The new law ends license suspensions for a number of non-moving violations, including the largest category: unpaid parking, standing and vehicle compliance tickets. Previously, 10 unpaid tickets from those categories could trigger a suspension.

Friday’s bill signing caps the end of a three-year effort by a coalition of advocates who have argued that limiting impoverished residents’ ability to drive makes it difficult for many of them to get to work, much less pay off their ticket debt.

The issue gained traction after a February 2018 investigation by ProPublica Illinois found Chicago’s ticketing and debt collection practices disproportionately hurt black motorists, sending thousands of them into bankruptcy. Filing for bankruptcy was more affordable, ProPublica Illinois found, than signing up for onerous ticket payment plans. Bankruptcy also allows motorists to get their licenses reinstated and regain possession of impounded vehicles.

In a subsequent analysis, ProPublica Illinois found that license suspensions tied to ticket debt disproportionately affected motorists in largely black sections of Chicago and its suburbs. Later, ProPublica Illinois collaborated with WBEZ Chicago and found a variety of problems, including geographic disparities and duplicative ticketing, tied to violation for vehicles that lacked a city sticker.

A cash-strapped city employs punitive measures to collect from cash-strapped black residents — and lawyers benefit.

State Sen. Omar Aquino, a Chicago Democrat, said the reporting “shed the light on how, unfortunately, there were some practices in our own state that we should’ve been embarrassed about.” Advocates leading the demand for reform at the state level include the Chicago Jobs Council, Woodstock Institute, American Civil Liberties Union of Illinois, Heartland Alliance and Americans for Prosperity-Illinois.

Chicago Mayor Lori Lightfoot, who campaigned on ending the city’s regressive system of fines and fees, has already ushered in a number of reforms, including debt relief, reducing some penalties, changing payment plans and ending the practice of seeking license suspensions over unpaid parking tickets. City Clerk Anna Valencia, one of the first public officials to publicly call for reforms, said Friday she plans to continue to push for more changes.

The change to state law couldn’t come soon enough, said Stephen Carpenter, a 38-year-old from Chicago who had been considering filing for bankruptcy for months. Carpenter’s license was suspended about two years ago over unpaid parking tickets. On Friday, he said he’d accrued about $19,000 in ticket debt, mostly for expired plates citations, in the southwest suburb of Palos Hills. He relies on rides from his wife or rideshare services, which he estimates costs him upward of $300 a month.

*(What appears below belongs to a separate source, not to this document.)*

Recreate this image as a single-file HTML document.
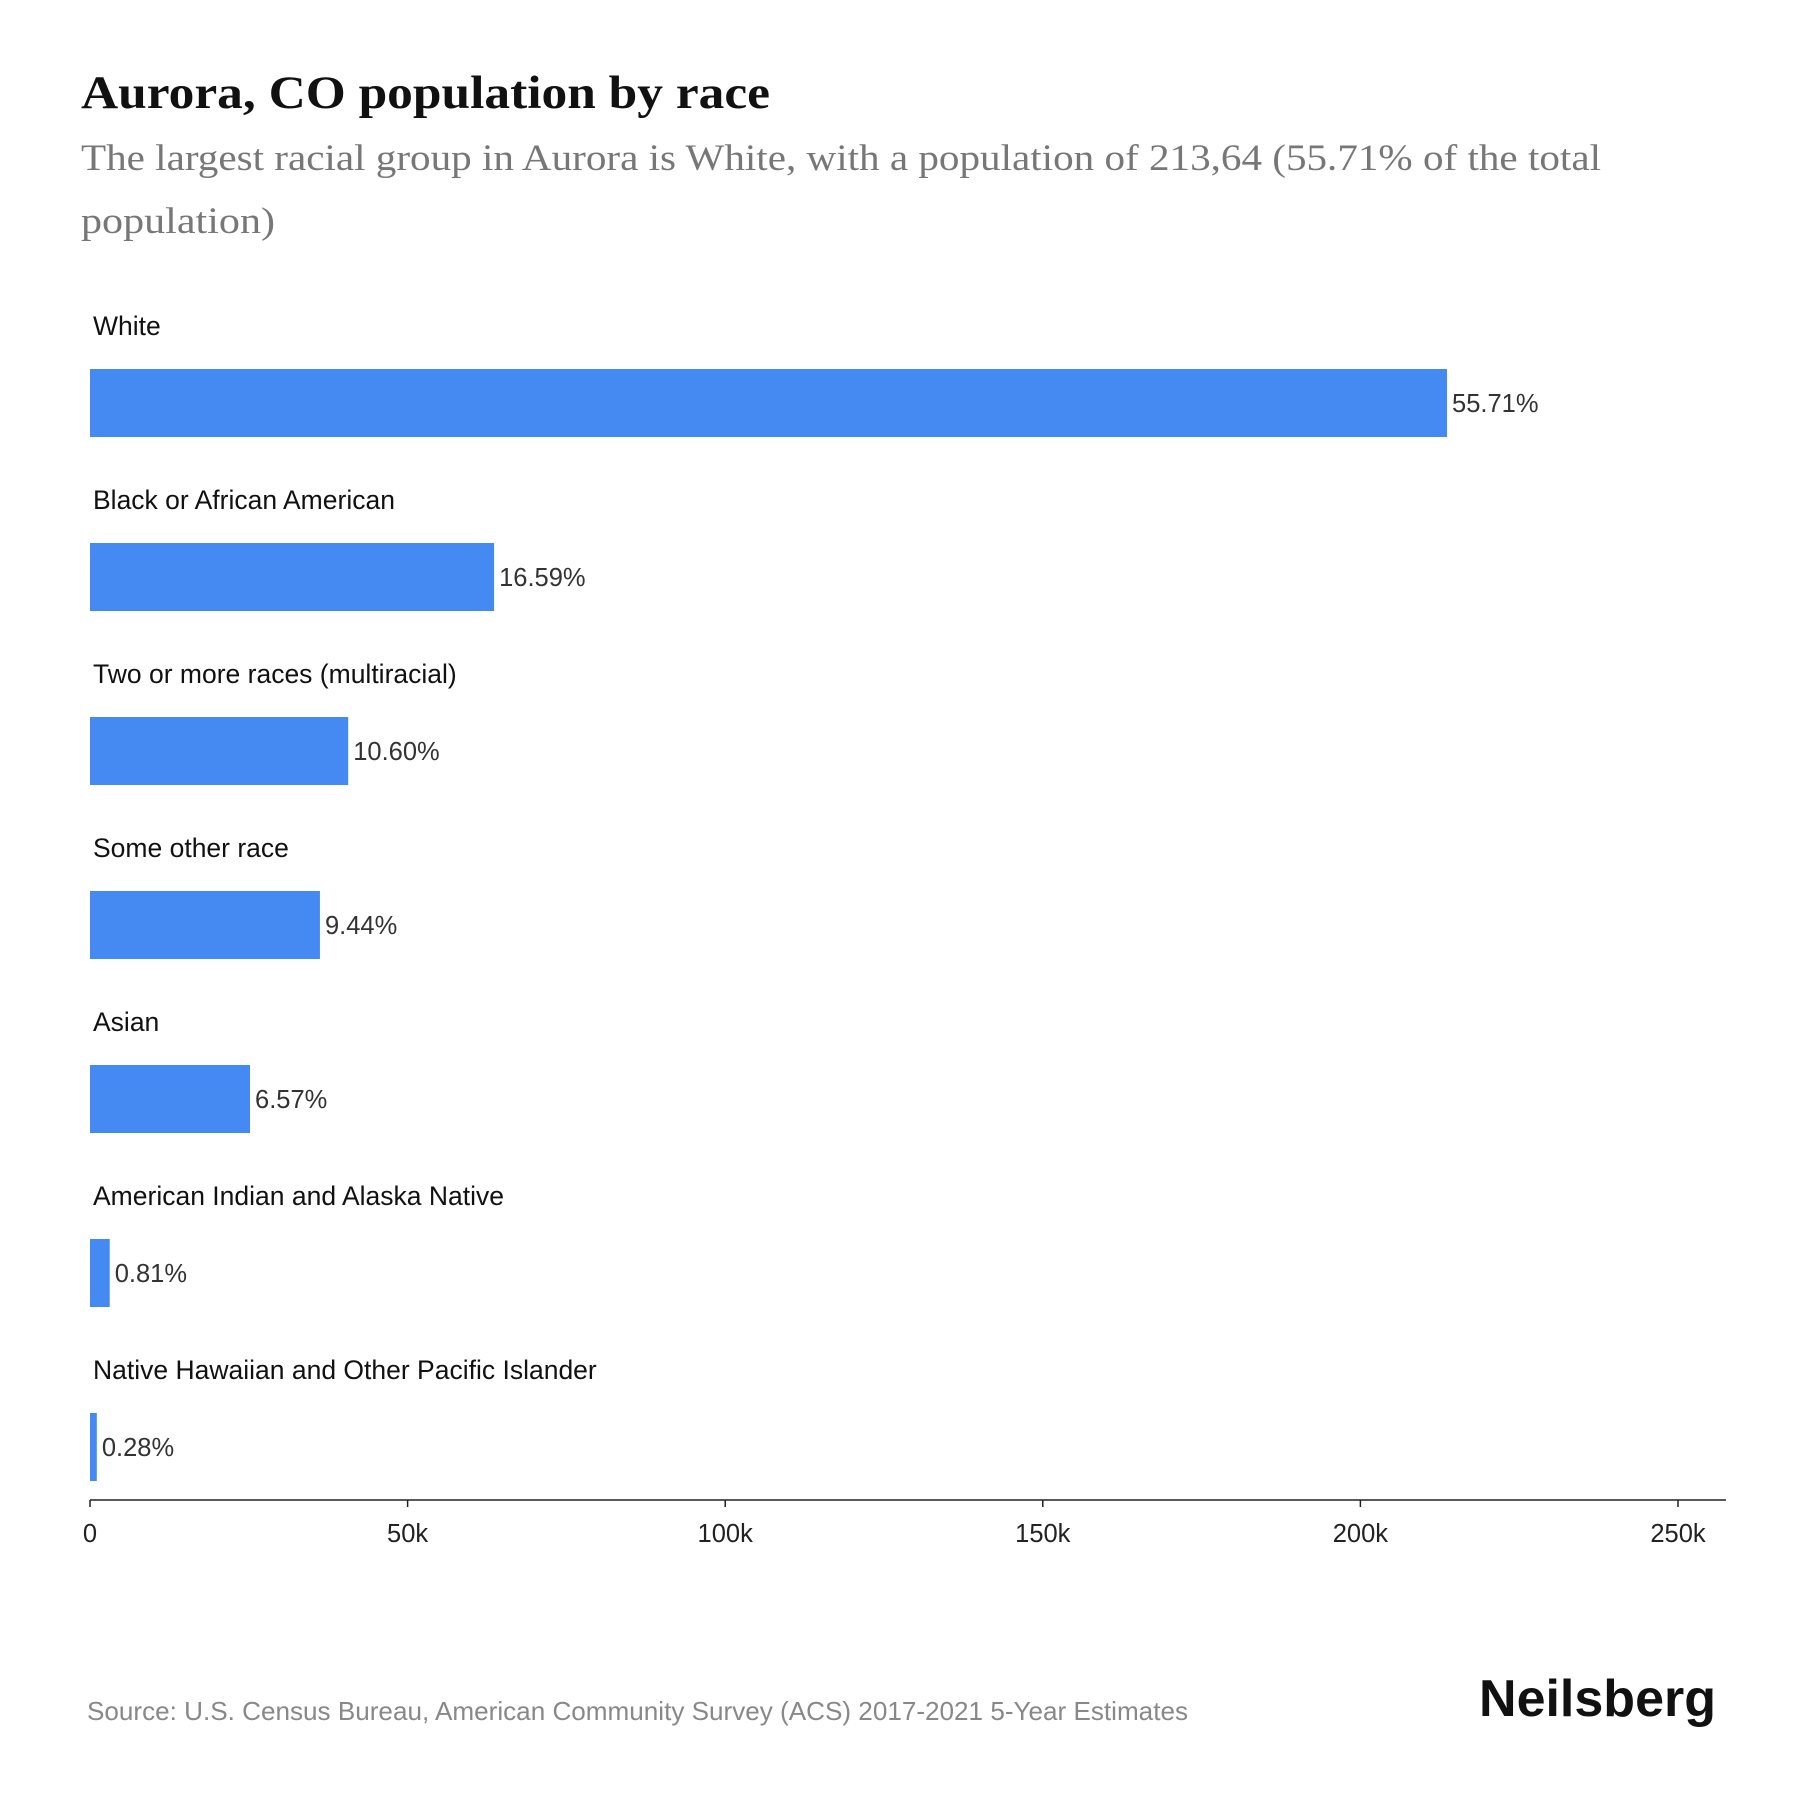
<!DOCTYPE html>
<html><head><meta charset="utf-8"><style>
body{margin:0;background:#fff}
svg{display:block}
</style></head><body>
<svg id="c" width="1800" height="1800" xmlns="http://www.w3.org/2000/svg">
<text x="81" y="108" font-family="Liberation Serif, serif" font-weight="bold" font-size="47" fill="#111" textLength="689" lengthAdjust="spacingAndGlyphs">Aurora, CO population by race</text>
<text font-family="Liberation Serif, serif" font-size="37" fill="#777"><tspan x="81" y="170" textLength="1520" lengthAdjust="spacingAndGlyphs">The largest racial group in Aurora is White, with a population of 213,64 (55.71% of the total</tspan><tspan x="81" y="233" textLength="194" lengthAdjust="spacingAndGlyphs">population)</tspan></text>
<g id="bars"></g>
<g id="axis"></g>
<text x="87" y="1720" font-family="Liberation Sans, sans-serif" font-size="26" fill="#888" textLength="1101" lengthAdjust="spacingAndGlyphs">Source: U.S. Census Bureau, American Community Survey (ACS) 2017-2021 5-Year Estimates</text>
<text x="1716" y="1716" text-anchor="end" font-family="Liberation Sans, sans-serif" font-weight="bold" font-size="52" fill="#111">Neilsberg</text>
</svg>
<script>
const categories=["White","Black or African American","Two or more races (multiracial)","Some other race","Asian","American Indian and Alaska Native","Native Hawaiian and Other Pacific Islander"];
const values=[213640,63620,40650,36200,25195,3106,1074];
const pctLabels=["55.71%","16.59%","10.60%","9.44%","6.57%","0.81%","0.28%"];
const ticks=[0,50000,100000,150000,200000,250000];
const tickLabels=["0","50k","100k","150k","200k","250k"];
const NS="http://www.w3.org/2000/svg";
const x0=90,xPer=317.6/50000;
const xs=v=>x0+v*xPer;
const y=i=>369+i*174;
const bars=document.getElementById('bars');
function mk(t,a,p){const e=document.createElementNS(NS,t);for(const k in a)e.setAttribute(k,a[k]);p.appendChild(e);return e;}
categories.forEach((c,i)=>{
 const l=mk('text',{x:93,y:y(i)-34,'font-family':'Liberation Sans, sans-serif','font-size':26.5,fill:'#111'},bars);
 l.textContent=c;
 
 
 const r=mk('rect',{x:x0,y:y(i),width:xs(values[i])-x0,height:68,fill:'#4589f3'},bars);
 
 
 const v=mk('text',{x:xs(values[i])+5,y:y(i)+43,'font-family':'Liberation Sans, sans-serif','font-size':25.5,fill:'#333'},bars);
 v.textContent=pctLabels[i];
 
 
});
const ax=document.getElementById('axis');
const line=mk('line',{x1:x0,x2:1726,y1:1500,y2:1500,stroke:'#222','stroke-width':1.5},ax);


ticks.forEach((t,i)=>{
 const tk=mk('line',{x1:xs(t),x2:xs(t),y1:1500,y2:1507,stroke:'#222','stroke-width':1.5},ax);
 
 
 const tl=mk('text',{x:xs(t),y:1542,'text-anchor':'middle','font-family':'Liberation Sans, sans-serif','font-size':25.5,fill:'#222'},ax);
 tl.textContent=tickLabels[i];
 
 
});
</script>
</body></html>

He called the legislation a “light at the end of the tunnel” and said he now won’t file for bankruptcy. “If I would have [done] that, that would prevent me from getting a house in two years the way we were planning to do,” said Carpenter, who fears ruining his credit. “I’m going to toughen it out until [the law goes into effect].”

The law does not address license suspensions for debt tied to red-light or speed camera tickets; five unpaid camera tickets can trigger a license suspension. Advocates said Friday they are considering proposing legislation to also end those suspensions. A June 2018 Woodstock Institute report found that motorists from low-income and minority communities receive a disproportionate share of red-light camera tickets.

Asked whether he would consider legislation to end license suspensions for camera ticket debt, Pritzker said the issue was “absolutely worthy of consideration. We have to look at the information and make sure we’re doing it in the right way.”